What needs to be done → Word for word, give the material below again, minus any images.
■ ■ ■ ■ ■ ■ ■
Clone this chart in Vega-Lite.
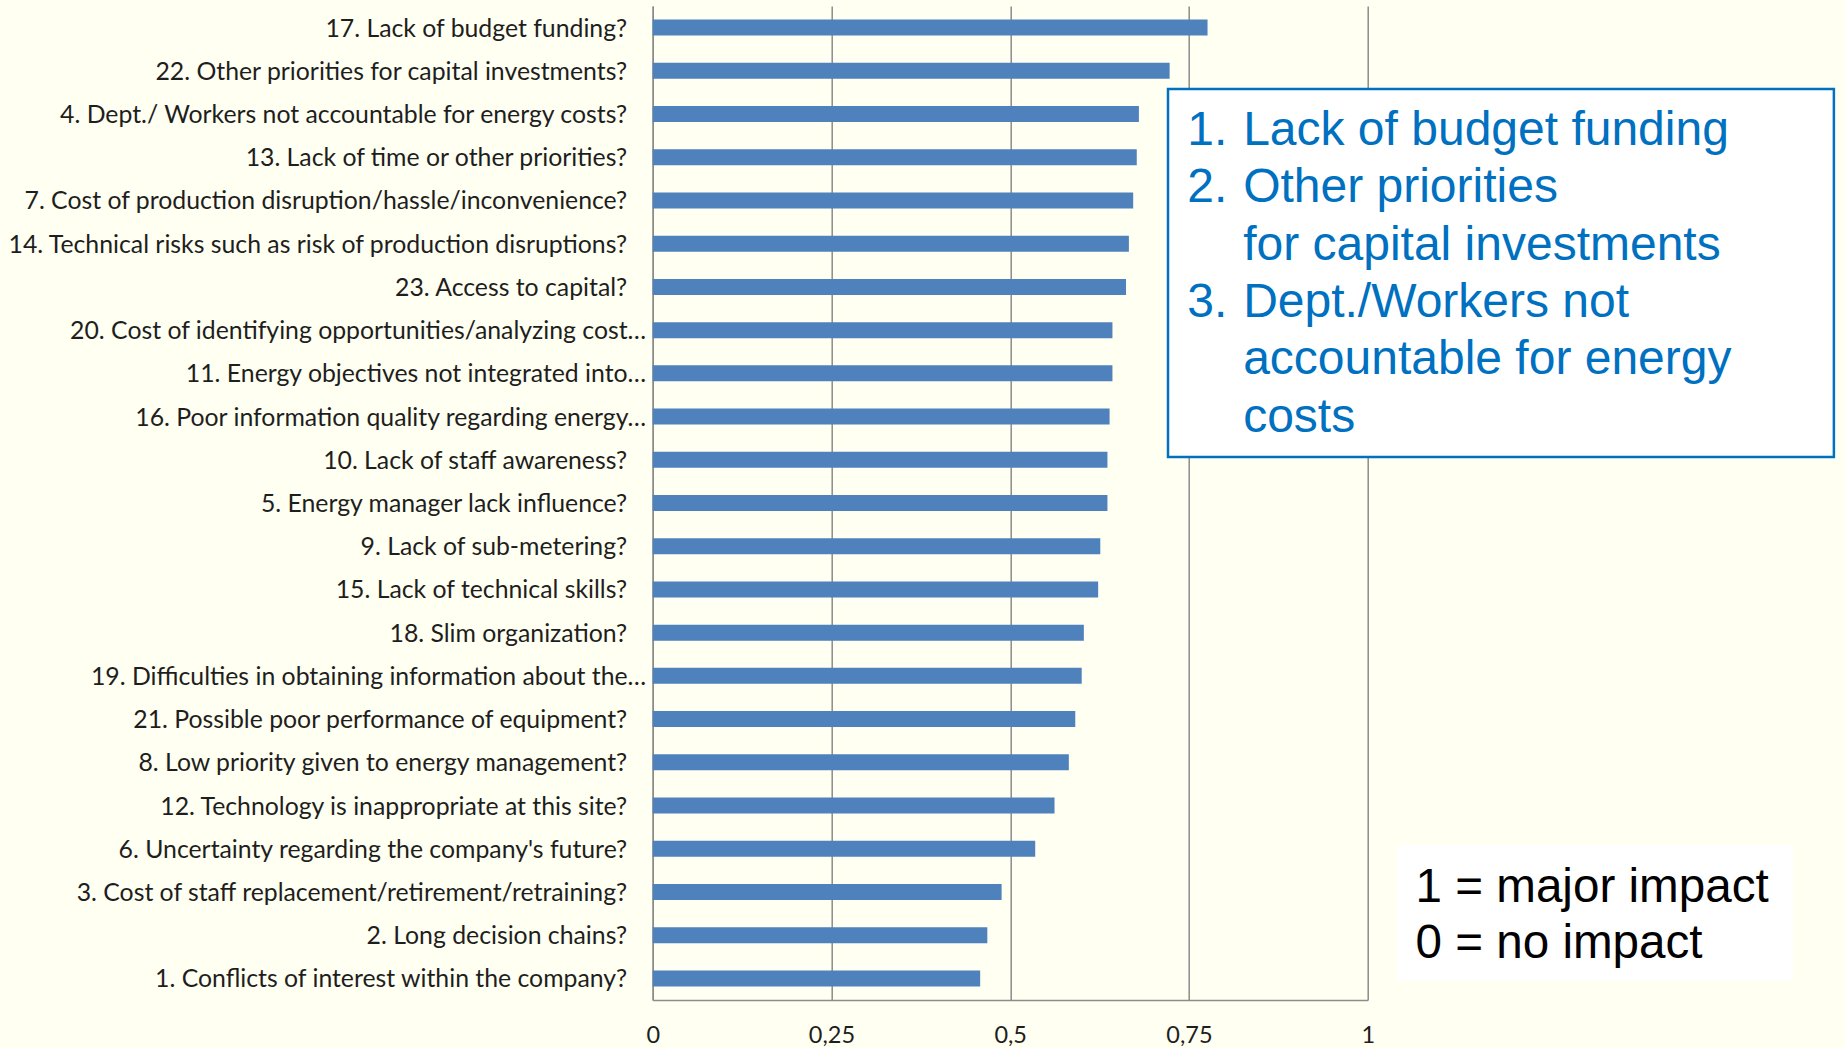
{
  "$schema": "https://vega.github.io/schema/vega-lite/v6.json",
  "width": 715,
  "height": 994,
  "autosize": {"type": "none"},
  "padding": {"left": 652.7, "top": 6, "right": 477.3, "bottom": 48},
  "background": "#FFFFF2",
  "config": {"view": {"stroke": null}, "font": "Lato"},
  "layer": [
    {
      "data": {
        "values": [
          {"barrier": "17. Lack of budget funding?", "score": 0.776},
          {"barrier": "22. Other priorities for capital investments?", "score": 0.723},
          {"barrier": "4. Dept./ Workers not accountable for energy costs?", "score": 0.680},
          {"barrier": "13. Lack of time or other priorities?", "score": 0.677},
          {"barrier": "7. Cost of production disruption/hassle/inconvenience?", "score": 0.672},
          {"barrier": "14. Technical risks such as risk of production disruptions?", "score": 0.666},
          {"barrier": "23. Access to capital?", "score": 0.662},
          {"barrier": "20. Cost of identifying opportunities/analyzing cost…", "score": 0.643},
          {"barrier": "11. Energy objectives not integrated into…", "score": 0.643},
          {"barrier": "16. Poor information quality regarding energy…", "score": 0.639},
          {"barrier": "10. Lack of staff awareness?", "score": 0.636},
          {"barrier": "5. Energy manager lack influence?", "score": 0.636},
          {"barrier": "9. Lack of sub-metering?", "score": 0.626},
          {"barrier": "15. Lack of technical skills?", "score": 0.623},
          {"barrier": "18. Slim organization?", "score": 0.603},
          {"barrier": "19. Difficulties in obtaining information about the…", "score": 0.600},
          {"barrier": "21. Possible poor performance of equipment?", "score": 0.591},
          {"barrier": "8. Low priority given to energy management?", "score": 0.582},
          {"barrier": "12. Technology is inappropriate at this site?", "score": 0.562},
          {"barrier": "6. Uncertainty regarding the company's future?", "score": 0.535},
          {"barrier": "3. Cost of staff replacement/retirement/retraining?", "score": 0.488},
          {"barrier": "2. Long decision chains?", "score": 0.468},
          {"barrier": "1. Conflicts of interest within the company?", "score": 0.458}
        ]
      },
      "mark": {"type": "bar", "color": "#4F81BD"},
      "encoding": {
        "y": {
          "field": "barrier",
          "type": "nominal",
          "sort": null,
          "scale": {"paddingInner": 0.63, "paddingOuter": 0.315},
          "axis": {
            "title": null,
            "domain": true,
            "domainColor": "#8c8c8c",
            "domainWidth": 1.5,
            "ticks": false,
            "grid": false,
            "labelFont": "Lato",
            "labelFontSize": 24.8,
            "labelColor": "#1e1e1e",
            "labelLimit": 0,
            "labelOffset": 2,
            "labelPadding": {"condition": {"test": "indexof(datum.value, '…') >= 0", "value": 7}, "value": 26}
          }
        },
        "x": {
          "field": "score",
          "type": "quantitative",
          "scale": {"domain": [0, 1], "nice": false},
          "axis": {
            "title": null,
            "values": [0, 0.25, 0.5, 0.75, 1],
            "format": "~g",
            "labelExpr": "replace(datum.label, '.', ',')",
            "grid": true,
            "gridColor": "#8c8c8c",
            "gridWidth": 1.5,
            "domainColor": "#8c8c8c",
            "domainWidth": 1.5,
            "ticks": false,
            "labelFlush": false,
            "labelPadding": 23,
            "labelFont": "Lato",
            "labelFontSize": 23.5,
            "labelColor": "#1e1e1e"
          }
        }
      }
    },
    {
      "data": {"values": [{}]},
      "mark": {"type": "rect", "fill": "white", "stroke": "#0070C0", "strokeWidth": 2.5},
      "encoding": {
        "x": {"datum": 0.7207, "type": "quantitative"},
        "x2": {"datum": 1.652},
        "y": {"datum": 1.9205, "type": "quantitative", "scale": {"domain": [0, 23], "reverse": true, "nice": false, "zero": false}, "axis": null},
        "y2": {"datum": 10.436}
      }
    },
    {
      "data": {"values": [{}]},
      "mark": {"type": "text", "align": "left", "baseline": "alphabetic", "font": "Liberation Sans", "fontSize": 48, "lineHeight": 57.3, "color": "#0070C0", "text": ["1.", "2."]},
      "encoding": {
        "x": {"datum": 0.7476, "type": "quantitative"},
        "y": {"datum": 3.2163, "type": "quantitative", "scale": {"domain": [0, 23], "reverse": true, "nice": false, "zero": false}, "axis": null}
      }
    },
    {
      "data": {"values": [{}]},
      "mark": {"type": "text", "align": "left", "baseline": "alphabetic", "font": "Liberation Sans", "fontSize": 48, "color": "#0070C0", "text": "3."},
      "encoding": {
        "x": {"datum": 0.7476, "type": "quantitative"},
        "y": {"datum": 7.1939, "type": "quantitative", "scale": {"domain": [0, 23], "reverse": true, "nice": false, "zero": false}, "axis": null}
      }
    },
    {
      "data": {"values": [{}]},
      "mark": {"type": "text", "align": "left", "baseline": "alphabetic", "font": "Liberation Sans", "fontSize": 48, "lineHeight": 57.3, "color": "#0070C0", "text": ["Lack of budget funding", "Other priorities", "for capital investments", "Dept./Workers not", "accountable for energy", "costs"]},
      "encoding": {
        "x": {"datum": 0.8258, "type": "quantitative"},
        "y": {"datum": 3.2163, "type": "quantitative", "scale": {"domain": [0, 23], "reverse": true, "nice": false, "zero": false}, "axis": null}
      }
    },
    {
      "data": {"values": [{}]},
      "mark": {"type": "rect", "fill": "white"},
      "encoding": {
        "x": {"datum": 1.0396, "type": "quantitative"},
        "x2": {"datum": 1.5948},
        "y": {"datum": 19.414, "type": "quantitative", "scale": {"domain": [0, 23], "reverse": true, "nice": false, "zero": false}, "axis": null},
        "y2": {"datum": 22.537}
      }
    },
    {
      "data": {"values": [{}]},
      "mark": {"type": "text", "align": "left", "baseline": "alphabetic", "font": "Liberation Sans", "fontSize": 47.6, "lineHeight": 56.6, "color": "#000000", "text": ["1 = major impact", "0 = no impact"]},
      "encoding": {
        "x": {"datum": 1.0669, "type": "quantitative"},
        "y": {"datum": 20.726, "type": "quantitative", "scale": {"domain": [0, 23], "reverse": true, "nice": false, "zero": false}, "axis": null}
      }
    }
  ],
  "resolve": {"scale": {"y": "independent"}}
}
■ ■ ■ ■ ■ ■ ■
Result →
Clone this chart in Vega-Lite.
{
  "$schema": "https://vega.github.io/schema/vega-lite/v6.json",
  "width": 715,
  "height": 994,
  "autosize": {"type": "none"},
  "padding": {"left": 652.7, "top": 6, "right": 477.3, "bottom": 48},
  "background": "#FFFFF2",
  "config": {"view": {"stroke": null}, "font": "Lato"},
  "layer": [
    {
      "data": {
        "values": [
          {"barrier": "17. Lack of budget funding?", "score": 0.776},
          {"barrier": "22. Other priorities for capital investments?", "score": 0.723},
          {"barrier": "4. Dept./ Workers not accountable for energy costs?", "score": 0.680},
          {"barrier": "13. Lack of time or other priorities?", "score": 0.677},
          {"barrier": "7. Cost of production disruption/hassle/inconvenience?", "score": 0.672},
          {"barrier": "14. Technical risks such as risk of production disruptions?", "score": 0.666},
          {"barrier": "23. Access to capital?", "score": 0.662},
          {"barrier": "20. Cost of identifying opportunities/analyzing cost…", "score": 0.643},
          {"barrier": "11. Energy objectives not integrated into…", "score": 0.643},
          {"barrier": "16. Poor information quality regarding energy…", "score": 0.639},
          {"barrier": "10. Lack of staff awareness?", "score": 0.636},
          {"barrier": "5. Energy manager lack influence?", "score": 0.636},
          {"barrier": "9. Lack of sub-metering?", "score": 0.626},
          {"barrier": "15. Lack of technical skills?", "score": 0.623},
          {"barrier": "18. Slim organization?", "score": 0.603},
          {"barrier": "19. Difficulties in obtaining information about the…", "score": 0.600},
          {"barrier": "21. Possible poor performance of equipment?", "score": 0.591},
          {"barrier": "8. Low priority given to energy management?", "score": 0.582},
          {"barrier": "12. Technology is inappropriate at this site?", "score": 0.562},
          {"barrier": "6. Uncertainty regarding the company's future?", "score": 0.535},
          {"barrier": "3. Cost of staff replacement/retirement/retraining?", "score": 0.488},
          {"barrier": "2. Long decision chains?", "score": 0.468},
          {"barrier": "1. Conflicts of interest within the company?", "score": 0.458}
        ]
      },
      "mark": {"type": "bar", "color": "#4F81BD"},
      "encoding": {
        "y": {
          "field": "barrier",
          "type": "nominal",
          "sort": null,
          "scale": {"paddingInner": 0.63, "paddingOuter": 0.315},
          "axis": {
            "title": null,
            "domain": true,
            "domainColor": "#8c8c8c",
            "domainWidth": 1.5,
            "ticks": false,
            "grid": false,
            "labelFont": "Lato",
            "labelFontSize": 24.8,
            "labelColor": "#1e1e1e",
            "labelLimit": 0,
            "labelOffset": 2,
            "labelPadding": {"condition": {"test": "indexof(datum.value, '…') >= 0", "value": 7}, "value": 26}
          }
        },
        "x": {
          "field": "score",
          "type": "quantitative",
          "scale": {"domain": [0, 1], "nice": false},
          "axis": {
            "title": null,
            "values": [0, 0.25, 0.5, 0.75, 1],
            "format": "~g",
            "labelExpr": "replace(datum.label, '.', ',')",
            "grid": true,
            "gridColor": "#8c8c8c",
            "gridWidth": 1.5,
            "domainColor": "#8c8c8c",
            "domainWidth": 1.5,
            "ticks": false,
            "labelFlush": false,
            "labelPadding": 23,
            "labelFont": "Lato",
            "labelFontSize": 23.5,
            "labelColor": "#1e1e1e"
          }
        }
      }
    },
    {
      "data": {"values": [{}]},
      "mark": {"type": "rect", "fill": "white", "stroke": "#0070C0", "strokeWidth": 2.5},
      "encoding": {
        "x": {"datum": 0.7207, "type": "quantitative"},
        "x2": {"datum": 1.652},
        "y": {"datum": 1.9205, "type": "quantitative", "scale": {"domain": [0, 23], "reverse": true, "nice": false, "zero": false}, "axis": null},
        "y2": {"datum": 10.436}
      }
    },
    {
      "data": {"values": [{}]},
      "mark": {"type": "text", "align": "left", "baseline": "alphabetic", "font": "Liberation Sans", "fontSize": 48, "lineHeight": 57.3, "color": "#0070C0", "text": ["1.", "2."]},
      "encoding": {
        "x": {"datum": 0.7476, "type": "quantitative"},
        "y": {"datum": 3.2163, "type": "quantitative", "scale": {"domain": [0, 23], "reverse": true, "nice": false, "zero": false}, "axis": null}
      }
    },
    {
      "data": {"values": [{}]},
      "mark": {"type": "text", "align": "left", "baseline": "alphabetic", "font": "Liberation Sans", "fontSize": 48, "color": "#0070C0", "text": "3."},
      "encoding": {
        "x": {"datum": 0.7476, "type": "quantitative"},
        "y": {"datum": 7.1939, "type": "quantitative", "scale": {"domain": [0, 23], "reverse": true, "nice": false, "zero": false}, "axis": null}
      }
    },
    {
      "data": {"values": [{}]},
      "mark": {"type": "text", "align": "left", "baseline": "alphabetic", "font": "Liberation Sans", "fontSize": 48, "lineHeight": 57.3, "color": "#0070C0", "text": ["Lack of budget funding", "Other priorities", "for capital investments", "Dept./Workers not", "accountable for energy", "costs"]},
      "encoding": {
        "x": {"datum": 0.8258, "type": "quantitative"},
        "y": {"datum": 3.2163, "type": "quantitative", "scale": {"domain": [0, 23], "reverse": true, "nice": false, "zero": false}, "axis": null}
      }
    },
    {
      "data": {"values": [{}]},
      "mark": {"type": "rect", "fill": "white"},
      "encoding": {
        "x": {"datum": 1.0396, "type": "quantitative"},
        "x2": {"datum": 1.5948},
        "y": {"datum": 19.414, "type": "quantitative", "scale": {"domain": [0, 23], "reverse": true, "nice": false, "zero": false}, "axis": null},
        "y2": {"datum": 22.537}
      }
    },
    {
      "data": {"values": [{}]},
      "mark": {"type": "text", "align": "left", "baseline": "alphabetic", "font": "Liberation Sans", "fontSize": 47.6, "lineHeight": 56.6, "color": "#000000", "text": ["1 = major impact", "0 = no impact"]},
      "encoding": {
        "x": {"datum": 1.0669, "type": "quantitative"},
        "y": {"datum": 20.726, "type": "quantitative", "scale": {"domain": [0, 23], "reverse": true, "nice": false, "zero": false}, "axis": null}
      }
    }
  ],
  "resolve": {"scale": {"y": "independent"}}
}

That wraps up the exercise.